Une militante associative trouve toutefois bon de rappeler qu’en matière d’égalité aux droits, la République considère tous les citoyens égaux (cf. La Déclaration des droits de l’Homme et du citoyen, notamment l’article 1). Il y a aussi le principe de « laïcité » de la loi 1905 qui doit garantir les mêmes droits pour tous. « On n’en parle pas suffisamment, et pourtant beaucoup de pays nous l’envient.

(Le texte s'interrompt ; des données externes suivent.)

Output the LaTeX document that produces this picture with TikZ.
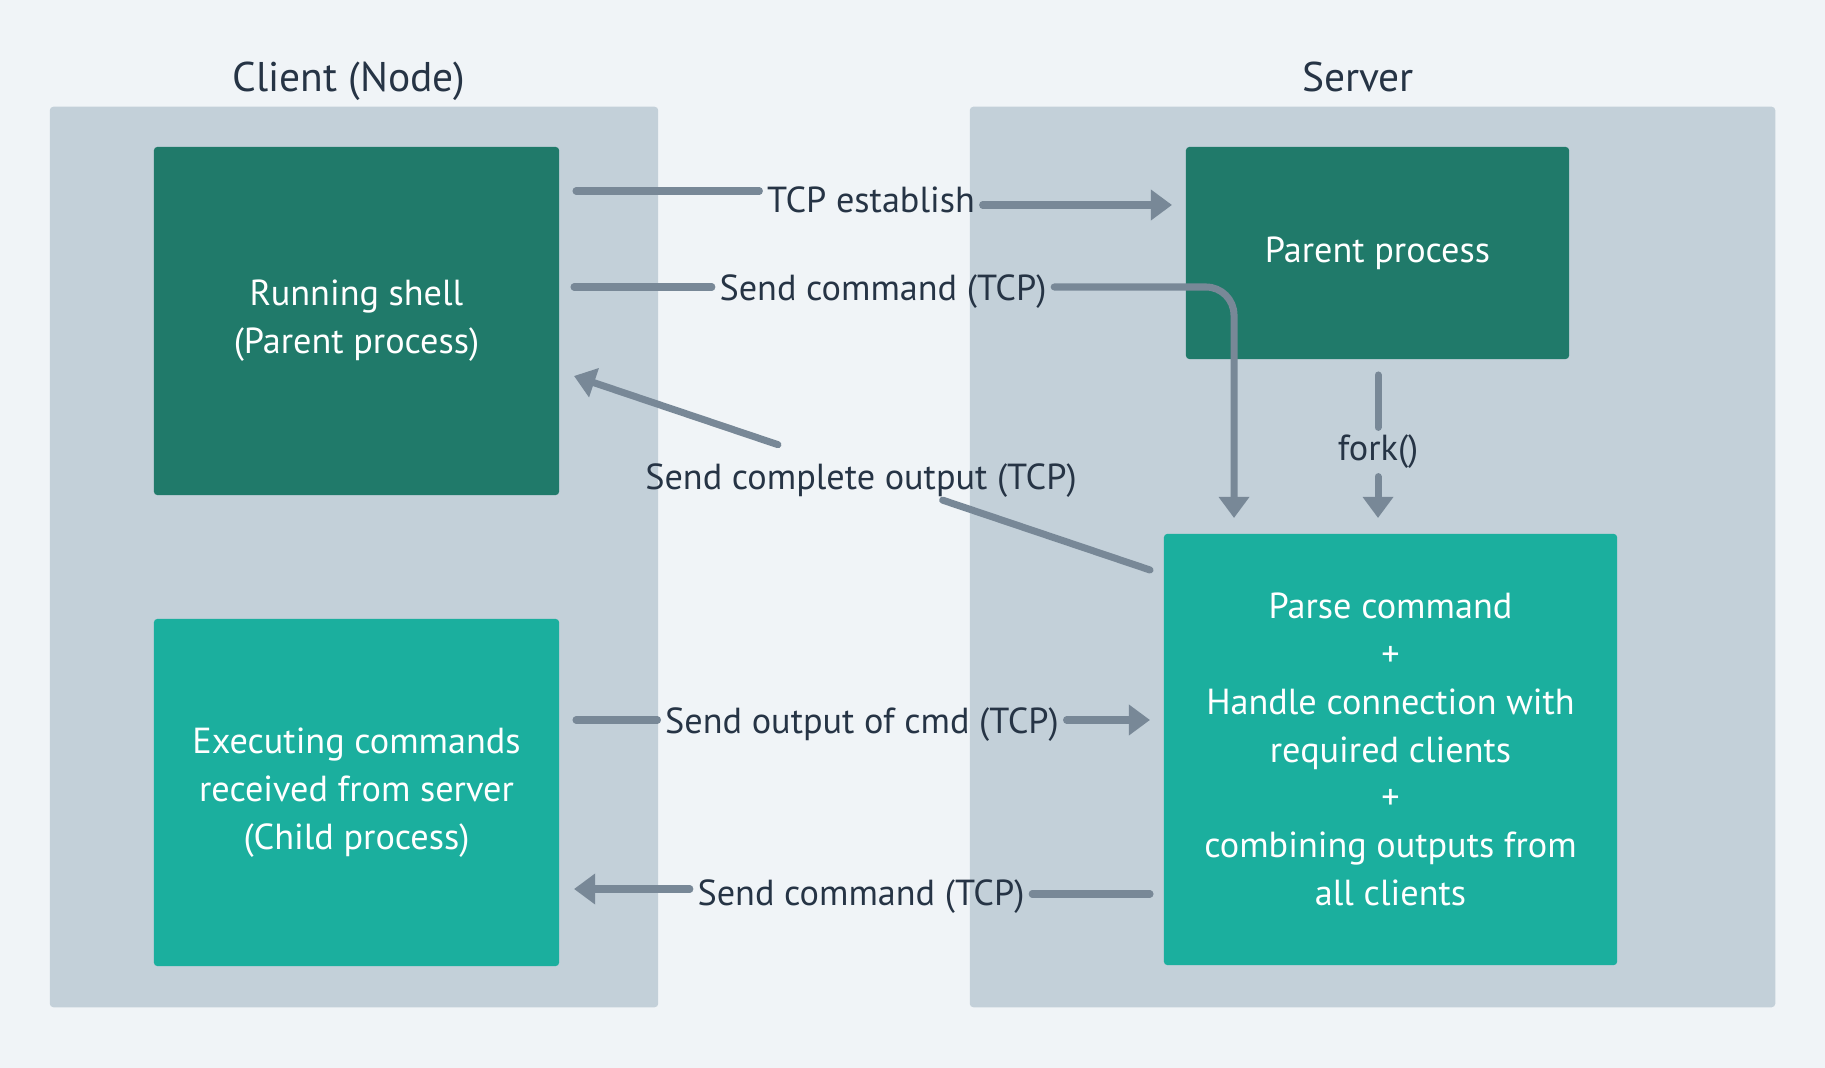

Cette loi met tout le monde au même niveau, quelles que soient sa croyance, ses convictions… »
Séverine Cattiaux
* Les associations coorganisatrices de la soirée : Mix’ité, Pas sans nous, Modus opérandi, la Régie de quartier, Union de quartier Baladins-Géants, Villeneuve debout et le soutien amical d’AMD38
LE CYCLE « POUR COMPRENDRE »
« On a réfléchi à ce format « Pour comprendre » à la suite des attentats de Charlie Hebdo en janvier 2015, afin de permettre l’expression de chacun. On souhaitait créer des espaces de dialogue », expliquent Jouda Bardi, Cindy Drogue et Claske Dijkema, membres de Villeneuve debout.
Circonstances tragiques, depuis peu, les attentats de Paris, très meurtriers, sont venus assombrir encore l’horizon. De quoi réaffirmer la nécessité de se réunir pour « comprendre » et permettre aux uns et aux autres de vider leur sac.
Les organisateurs avaient encore affûté le format pour cette troisième soirée. Les animateurs avaient été formés par l’Alliance citoyenne. Cherazade Ben Larbi de l’association Mix’ité, l’une des associations partenaires de la soirée était, pour sa part, allée recueillir des paroles d’habitants « qui ne viennent pas à ce type de réunion ». Les citations étaient affichées dans la salle polyvalente.
En préambule, aussi, le témoignage vidéo de Joachim, un habitant de la Villeneuve d’Échirolles, a été diffusé. Le jeune homme, qui a participé à un voyage au Danemark, a comparé la banlieue de ce pays à la sienne. A plusieurs reprises, dans son témoignage, il a également fait pudiquement référence au double meurtre de Kévin et Sofiane – une rupture dans son existence et celle du quartier : « Il y a eu un avant et un après 2012… »
L’ÉTAT FRANÇAIS ET LES MÉDIAS ONT « LEUR PART DE RESPONSABILITÉ »
Aux yeux d’un grand nombre de participants à la soirée, les difficultés que rencontrent aujourd’hui le quartier La Villeneuve et, plus généralement, les quartiers dit “sensibles” en France, doivent beaucoup à l’attitude des gouvernements successifs. Il faut que « la France accepte ses immigrés, qu’elle assume enfin son passé », assène un participant venu à la soirée de Villeneuve debout. Cet homme de couleur noire s’exclame : « Il faut arrêter de nous appeler les « Français d’origine ». On est des Français point barre ! » Une personne dénonce de son côté « le racisme institutionnel de l’État ».
Plusieurs autres participants taxent l’Éducation nationale et les livres scolaires de « ne pas parler assez d’immigration, ou mal, ni assez du rôle des immigrés dans l’Histoire, ni assez ou de manière tronquée de l’Histoire de l’esclavage ».
Les vécus sont toutefois divers. Les enseignants n’ont probablement pas la même approche de ces sujets. Une dame commente en aparté : « Je ne suis pas d’accord, je suis allée à l’école la République et ces questions ont été abordées. »
Quant au sociologue Saïd Bouamama, il trouve dramatique « l’ethnicisation des quartiers ». De quoi s’agit-il ? « Depuis des années, dans les médias et dans certains partis, on n’explique plus les problèmes des quartiers populaires par les causes politiques et économiques. Au lieu de cela, on invoque des causes culturelles (…) Cela a des conséquences, ça se paye. Ça peut engendrer des mauvais comportements chez les plus fragiles… ».